* [The problem]:
All of the listing below must be repeated word for word. Pictures are the only thing to omit.

____ Data provided

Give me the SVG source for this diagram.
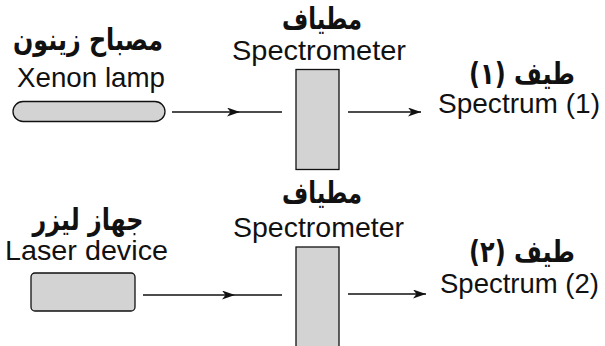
<svg xmlns="http://www.w3.org/2000/svg" width="605" height="346" viewBox="0 0 605 346">
<style>
.ar{font-family:"DejaVu Sans",sans-serif;font-weight:bold;fill:#111;font-size:30px;}
.en{font-family:"Liberation Sans",Arial,sans-serif;fill:#111;font-size:28px;}
.box{fill:#d3d3d3;stroke:#111;stroke-width:1.3;}
.ln{stroke:#111;stroke-width:1.3;fill:none;}
</style>
<defs>
<marker id="ah" viewBox="0 0 13 9" refX="13" refY="4.5" markerWidth="13" markerHeight="9" markerUnits="userSpaceOnUse" orient="auto">
<path d="M0,0 L13,4.5 L0,9 L3.5,4.5 Z" fill="#111"/>
</marker>
</defs>
<rect width="605" height="346" fill="#fff"/>
<g id="xenon-lamp">
<text class="ar" x="88" y="50" text-anchor="middle" direction="rtl" textLength="150" lengthAdjust="spacingAndGlyphs">مصباح زينون</text>
<text class="en" x="17" y="87" textLength="148" lengthAdjust="spacingAndGlyphs">Xenon lamp</text>
<rect class="box" x="13" y="101.5" width="152" height="20" rx="10"/>
</g>
<g id="spectrometer-1">
<text class="ar" x="322" y="29" text-anchor="middle" direction="rtl" textLength="80" lengthAdjust="spacingAndGlyphs">مطياف</text>
<text class="en" x="232" y="60" textLength="174" lengthAdjust="spacingAndGlyphs">Spectrometer</text>
<rect class="box" x="296" y="69.5" width="43" height="100"/>
</g>
<g id="spectrum-1">
<text class="ar" x="522" y="84" font-size="27" text-anchor="middle" direction="rtl" textLength="106" lengthAdjust="spacingAndGlyphs">طيف (١)</text>
<text class="en" x="438" y="113" textLength="162" lengthAdjust="spacingAndGlyphs">Spectrum (1)</text>
</g>
<g id="laser-device">
<text class="ar" x="88" y="230" text-anchor="middle" direction="rtl" textLength="111" lengthAdjust="spacingAndGlyphs">جهاز ليزر</text>
<text class="en" x="5" y="260" textLength="163" lengthAdjust="spacingAndGlyphs">Laser device</text>
<rect class="box" x="31" y="273" width="104" height="38" rx="4"/>
</g>
<g id="spectrometer-2">
<text class="ar" x="322" y="203" text-anchor="middle" direction="rtl" textLength="80" lengthAdjust="spacingAndGlyphs">مطياف</text>
<text class="en" x="233" y="237" textLength="171" lengthAdjust="spacingAndGlyphs">Spectrometer</text>
<rect class="box" x="296" y="247" width="43" height="105"/>
</g>
<g id="spectrum-2">
<text class="ar" x="522" y="262" font-size="27" text-anchor="middle" direction="rtl" textLength="106" lengthAdjust="spacingAndGlyphs">طيف (٢)</text>
<text class="en" x="440" y="293" textLength="159" lengthAdjust="spacingAndGlyphs">Spectrum (2)</text>
</g>
<g id="connectors">
<path class="ln" d="M172,112 L240,112 L282,112" marker-mid="url(#ah)"/>
<path class="ln" d="M348,112 L421,112" marker-end="url(#ah)"/>
<path class="ln" d="M143,295 L235,295 L282,295" marker-mid="url(#ah)"/>
<path class="ln" d="M348,294 L426,294" marker-end="url(#ah)"/>
</g>
</svg>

________

* [Solution to this problem]:
Give me the SVG source for this diagram.
<svg xmlns="http://www.w3.org/2000/svg" width="605" height="346" viewBox="0 0 605 346">
<style>
.ar{font-family:"DejaVu Sans",sans-serif;font-weight:bold;fill:#111;font-size:30px;}
.en{font-family:"Liberation Sans",Arial,sans-serif;fill:#111;font-size:28px;}
.box{fill:#d3d3d3;stroke:#111;stroke-width:1.3;}
.ln{stroke:#111;stroke-width:1.3;fill:none;}
</style>
<defs>
<marker id="ah" viewBox="0 0 13 9" refX="13" refY="4.5" markerWidth="13" markerHeight="9" markerUnits="userSpaceOnUse" orient="auto">
<path d="M0,0 L13,4.5 L0,9 L3.5,4.5 Z" fill="#111"/>
</marker>
</defs>
<rect width="605" height="346" fill="#fff"/>
<g id="xenon-lamp">
<text class="ar" x="88" y="50" text-anchor="middle" direction="rtl" textLength="150" lengthAdjust="spacingAndGlyphs">مصباح زينون</text>
<text class="en" x="17" y="87" textLength="148" lengthAdjust="spacingAndGlyphs">Xenon lamp</text>
<rect class="box" x="13" y="101.5" width="152" height="20" rx="10"/>
</g>
<g id="spectrometer-1">
<text class="ar" x="322" y="29" text-anchor="middle" direction="rtl" textLength="80" lengthAdjust="spacingAndGlyphs">مطياف</text>
<text class="en" x="232" y="60" textLength="174" lengthAdjust="spacingAndGlyphs">Spectrometer</text>
<rect class="box" x="296" y="69.5" width="43" height="100"/>
</g>
<g id="spectrum-1">
<text class="ar" x="522" y="84" font-size="27" text-anchor="middle" direction="rtl" textLength="106" lengthAdjust="spacingAndGlyphs">طيف (١)</text>
<text class="en" x="438" y="113" textLength="162" lengthAdjust="spacingAndGlyphs">Spectrum (1)</text>
</g>
<g id="laser-device">
<text class="ar" x="88" y="230" text-anchor="middle" direction="rtl" textLength="111" lengthAdjust="spacingAndGlyphs">جهاز ليزر</text>
<text class="en" x="5" y="260" textLength="163" lengthAdjust="spacingAndGlyphs">Laser device</text>
<rect class="box" x="31" y="273" width="104" height="38" rx="4"/>
</g>
<g id="spectrometer-2">
<text class="ar" x="322" y="203" text-anchor="middle" direction="rtl" textLength="80" lengthAdjust="spacingAndGlyphs">مطياف</text>
<text class="en" x="233" y="237" textLength="171" lengthAdjust="spacingAndGlyphs">Spectrometer</text>
<rect class="box" x="296" y="247" width="43" height="105"/>
</g>
<g id="spectrum-2">
<text class="ar" x="522" y="262" font-size="27" text-anchor="middle" direction="rtl" textLength="106" lengthAdjust="spacingAndGlyphs">طيف (٢)</text>
<text class="en" x="440" y="293" textLength="159" lengthAdjust="spacingAndGlyphs">Spectrum (2)</text>
</g>
<g id="connectors">
<path class="ln" d="M172,112 L240,112 L282,112" marker-mid="url(#ah)"/>
<path class="ln" d="M348,112 L421,112" marker-end="url(#ah)"/>
<path class="ln" d="M143,295 L235,295 L282,295" marker-mid="url(#ah)"/>
<path class="ln" d="M348,294 L426,294" marker-end="url(#ah)"/>
</g>
</svg>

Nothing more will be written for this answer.